Give back the full listing verbatim, apart from its images.

SUPPLIED DATA:
______

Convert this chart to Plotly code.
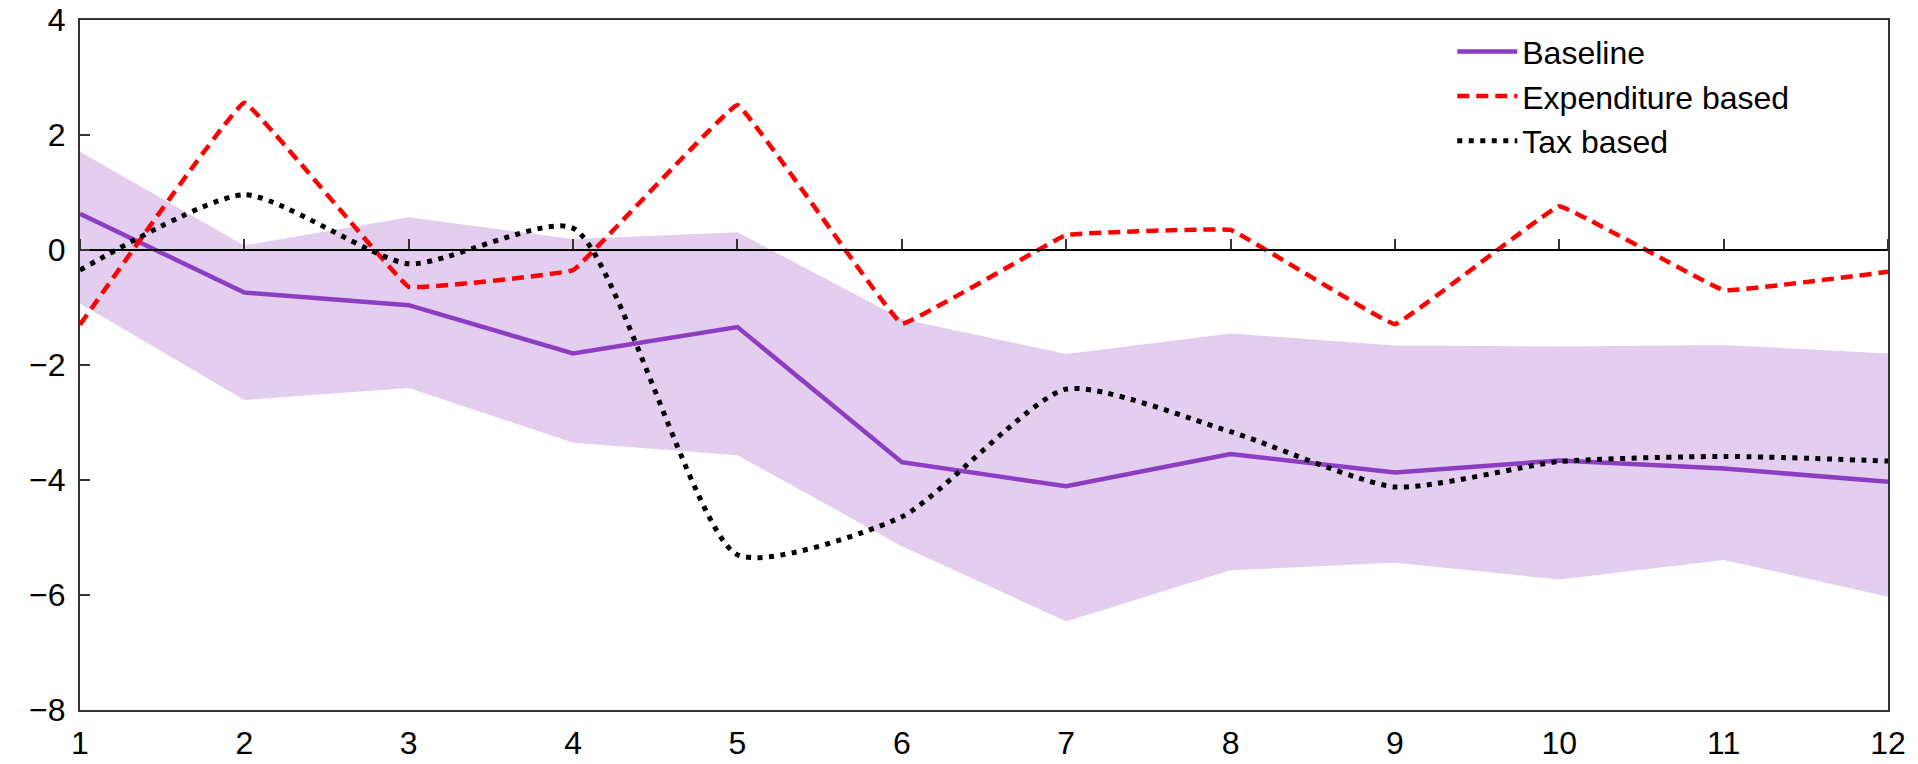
import plotly.graph_objects as go

# Horizon (periods) and series values
periods = [1, 2, 3, 4, 5, 6, 7, 8, 9, 10, 11, 12]
baseline = [0.63, -0.74, -0.96, -1.80, -1.34, -3.69, -4.11, -3.55, -3.87, -3.66, -3.80, -4.03]
band_upper = [1.71, 0.08, 0.57, 0.19, 0.31, -1.20, -1.81, -1.45, -1.66, -1.68, -1.65, -1.80]
band_lower = [-0.93, -2.61, -2.40, -3.35, -3.57, -5.15, -6.46, -5.57, -5.44, -5.73, -5.39, -6.03]
expenditure = [-1.30, 2.56, -0.64, -0.35, 2.52, -1.28, 0.26, 0.35, -1.29, 0.76, -0.70, -0.38]
tax = [-0.35, 0.96, -0.24, 0.38, -5.30, -4.64, -2.42, -3.16, -4.12, -3.68, -3.59, -3.67]

y_ticks = [-8, -6, -4, -2, 0, 2, 4]

FONT = "Liberation Sans, Arial, sans-serif"
PURPLE = "#8C3DC2"
BAND = "#E3CEEF"
FS = 32

fig = go.Figure()

# Confidence band
fig.add_trace(go.Scatter(x=periods, y=band_lower, mode="lines",
                         line=dict(width=0, color=BAND), showlegend=False,
                         hoverinfo="skip"))
fig.add_trace(go.Scatter(x=periods, y=band_upper, mode="lines",
                         line=dict(width=0, color=BAND), fill="tonexty",
                         fillcolor=BAND, showlegend=False, hoverinfo="skip"))

fig.add_trace(go.Scatter(x=periods, y=baseline, mode="lines", name="Baseline",
                         line=dict(color=PURPLE, width=4.5)))
fig.add_trace(go.Scatter(x=periods, y=expenditure, mode="lines",
                         name="Expenditure based",
                         line=dict(color="#FF0000", width=4.5, dash="12px,7px",
                                   shape="spline", smoothing=0.15)))
fig.add_trace(go.Scatter(x=periods, y=tax, mode="lines", name="Tax based",
                         line=dict(color="#000000", width=5, dash="5px,6.5px",
                                   shape="spline", smoothing=0.6)))

# Invisible helper trace so the zero-line axis is drawn
fig.add_trace(go.Scatter(x=periods, y=[None] * len(periods), xaxis="x2",
                         showlegend=False, hoverinfo="skip"))

fig.update_layout(
    width=1918, height=764,
    margin=dict(l=80, r=30, t=20, b=54, autoexpand=False),
    paper_bgcolor="white", plot_bgcolor="white",
    font=dict(family=FONT, size=FS, color="#000000"),
    showlegend=True,
    legend=dict(x=0.759, y=0.994, xanchor="left", yanchor="top",
                traceorder="normal",
                bgcolor="rgba(0,0,0,0)", borderwidth=0,
                font=dict(family=FONT, size=FS, color="#000000"),
                itemwidth=60, tracegroupgap=0),
    xaxis=dict(range=[1, 12], tickmode="array", tickvals=periods,
               ticktext=[str(p) for p in periods],
               showgrid=False, zeroline=False, ticks="",
               showline=True, linecolor="#333333", linewidth=2, mirror=True,
               ticklabelstandoff=4,
               tickfont=dict(family=FONT, size=FS, color="#000000")),
    xaxis2=dict(range=[1, 12], overlaying="x", anchor="free",
                position=8 / 12, side="top", tickmode="array",
                tickvals=periods, showticklabels=False, ticks="outside",
                ticklen=10, tickwidth=1.5, tickcolor="#333333",
                showline=True, linecolor="#000000", linewidth=2,
                showgrid=False, zeroline=False),
    yaxis=dict(range=[-8, 4], tickmode="array", tickvals=y_ticks,
               showgrid=False, zeroline=False, ticks="inside", ticklen=10,
               tickwidth=1.5, tickcolor="#333333",
               showline=True, linecolor="#333333", linewidth=2, mirror=True,
               ticklabelstandoff=6,
               tickfont=dict(family=FONT, size=FS, color="#000000")),
)

fig.write_html("out.html")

______

FINAL RESULT:
Convert this chart to Plotly code.
import plotly.graph_objects as go

# Horizon (periods) and series values
periods = [1, 2, 3, 4, 5, 6, 7, 8, 9, 10, 11, 12]
baseline = [0.63, -0.74, -0.96, -1.80, -1.34, -3.69, -4.11, -3.55, -3.87, -3.66, -3.80, -4.03]
band_upper = [1.71, 0.08, 0.57, 0.19, 0.31, -1.20, -1.81, -1.45, -1.66, -1.68, -1.65, -1.80]
band_lower = [-0.93, -2.61, -2.40, -3.35, -3.57, -5.15, -6.46, -5.57, -5.44, -5.73, -5.39, -6.03]
expenditure = [-1.30, 2.56, -0.64, -0.35, 2.52, -1.28, 0.26, 0.35, -1.29, 0.76, -0.70, -0.38]
tax = [-0.35, 0.96, -0.24, 0.38, -5.30, -4.64, -2.42, -3.16, -4.12, -3.68, -3.59, -3.67]

y_ticks = [-8, -6, -4, -2, 0, 2, 4]

FONT = "Liberation Sans, Arial, sans-serif"
PURPLE = "#8C3DC2"
BAND = "#E3CEEF"
FS = 32

fig = go.Figure()

# Confidence band
fig.add_trace(go.Scatter(x=periods, y=band_lower, mode="lines",
                         line=dict(width=0, color=BAND), showlegend=False,
                         hoverinfo="skip"))
fig.add_trace(go.Scatter(x=periods, y=band_upper, mode="lines",
                         line=dict(width=0, color=BAND), fill="tonexty",
                         fillcolor=BAND, showlegend=False, hoverinfo="skip"))

fig.add_trace(go.Scatter(x=periods, y=baseline, mode="lines", name="Baseline",
                         line=dict(color=PURPLE, width=4.5)))
fig.add_trace(go.Scatter(x=periods, y=expenditure, mode="lines",
                         name="Expenditure based",
                         line=dict(color="#FF0000", width=4.5, dash="12px,7px",
                                   shape="spline", smoothing=0.15)))
fig.add_trace(go.Scatter(x=periods, y=tax, mode="lines", name="Tax based",
                         line=dict(color="#000000", width=5, dash="5px,6.5px",
                                   shape="spline", smoothing=0.6)))

# Invisible helper trace so the zero-line axis is drawn
fig.add_trace(go.Scatter(x=periods, y=[None] * len(periods), xaxis="x2",
                         showlegend=False, hoverinfo="skip"))

fig.update_layout(
    width=1918, height=764,
    margin=dict(l=80, r=30, t=20, b=54, autoexpand=False),
    paper_bgcolor="white", plot_bgcolor="white",
    font=dict(family=FONT, size=FS, color="#000000"),
    showlegend=True,
    legend=dict(x=0.759, y=0.994, xanchor="left", yanchor="top",
                traceorder="normal",
                bgcolor="rgba(0,0,0,0)", borderwidth=0,
                font=dict(family=FONT, size=FS, color="#000000"),
                itemwidth=60, tracegroupgap=0),
    xaxis=dict(range=[1, 12], tickmode="array", tickvals=periods,
               ticktext=[str(p) for p in periods],
               showgrid=False, zeroline=False, ticks="",
               showline=True, linecolor="#333333", linewidth=2, mirror=True,
               ticklabelstandoff=4,
               tickfont=dict(family=FONT, size=FS, color="#000000")),
    xaxis2=dict(range=[1, 12], overlaying="x", anchor="free",
                position=8 / 12, side="top", tickmode="array",
                tickvals=periods, showticklabels=False, ticks="outside",
                ticklen=10, tickwidth=1.5, tickcolor="#333333",
                showline=True, linecolor="#000000", linewidth=2,
                showgrid=False, zeroline=False),
    yaxis=dict(range=[-8, 4], tickmode="array", tickvals=y_ticks,
               showgrid=False, zeroline=False, ticks="inside", ticklen=10,
               tickwidth=1.5, tickcolor="#333333",
               showline=True, linecolor="#333333", linewidth=2, mirror=True,
               ticklabelstandoff=6,
               tickfont=dict(family=FONT, size=FS, color="#000000")),
)

fig.write_html("out.html")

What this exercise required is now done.